At the age of eight, Thora (“Jerry”) Gerow declared to her mother that she was going to be a nurse. She surpassed her own dreams: Gerow became one of the first nurse practitioners in Ontario, and, over her 55-year career, helped countless patients, mentored hundreds of nurses and helped found the Nurse Practitioners’ Association of Ontario (NPAO) in 1973. “My life was nursing,” she told Bloomberg Nursing’s Pulse Magazine in 2015.
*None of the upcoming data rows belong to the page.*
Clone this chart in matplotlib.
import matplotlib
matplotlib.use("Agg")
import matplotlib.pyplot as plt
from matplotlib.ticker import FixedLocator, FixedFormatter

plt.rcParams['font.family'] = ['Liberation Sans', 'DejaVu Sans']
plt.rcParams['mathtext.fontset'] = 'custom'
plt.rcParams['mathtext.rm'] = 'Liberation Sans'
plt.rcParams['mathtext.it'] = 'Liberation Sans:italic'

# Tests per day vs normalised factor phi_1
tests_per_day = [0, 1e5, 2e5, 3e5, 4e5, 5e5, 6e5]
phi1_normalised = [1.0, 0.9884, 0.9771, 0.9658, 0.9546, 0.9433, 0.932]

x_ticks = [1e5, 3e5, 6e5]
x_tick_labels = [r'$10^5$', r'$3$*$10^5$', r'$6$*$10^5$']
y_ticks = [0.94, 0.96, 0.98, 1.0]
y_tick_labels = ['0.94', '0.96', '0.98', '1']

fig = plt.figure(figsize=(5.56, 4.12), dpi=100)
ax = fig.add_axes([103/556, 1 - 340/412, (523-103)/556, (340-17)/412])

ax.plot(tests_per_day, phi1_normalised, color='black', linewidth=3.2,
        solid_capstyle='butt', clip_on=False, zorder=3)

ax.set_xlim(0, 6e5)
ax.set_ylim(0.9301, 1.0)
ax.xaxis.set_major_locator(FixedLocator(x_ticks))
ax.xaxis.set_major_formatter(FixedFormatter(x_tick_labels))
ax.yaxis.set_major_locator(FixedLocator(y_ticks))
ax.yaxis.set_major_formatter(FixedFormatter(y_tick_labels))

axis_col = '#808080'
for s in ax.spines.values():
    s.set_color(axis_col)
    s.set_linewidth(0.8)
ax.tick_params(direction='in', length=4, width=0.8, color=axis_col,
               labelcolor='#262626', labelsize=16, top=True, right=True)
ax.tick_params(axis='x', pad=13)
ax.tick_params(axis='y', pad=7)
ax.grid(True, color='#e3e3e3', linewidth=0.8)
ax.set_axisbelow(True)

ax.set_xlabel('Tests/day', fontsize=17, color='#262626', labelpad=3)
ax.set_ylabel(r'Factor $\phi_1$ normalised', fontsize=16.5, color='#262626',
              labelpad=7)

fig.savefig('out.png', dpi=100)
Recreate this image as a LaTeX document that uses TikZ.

Gerow (DipPN 1947, DipPHN 1951) served as a Nursing Sister in the Royal Canadian Air Force during the Second World War. After earning two nursing diplomas at U of T, Gerow worked for a decade at the Hospital for Sick Children. She then returned to the university to prepare to be a nurse practitioner (a role that requires additional education to an RN, and allows one to perform such duties as prescribing medication). Before long, advocating for nurse practitioners, and protecting and expanding their role within the health-care system, became Gerow’s passion: she not only help found the NPAO, but served as its membership director for two decades.
Even after retiring, Gerow kept fighting on behalf of nurses: She advocated renaming the clinic in her retirement home from “medical centre” to “health service” – explaining that the former put the emphasis on doctors, but nurses did most of the work. She succeeded in getting the name changed.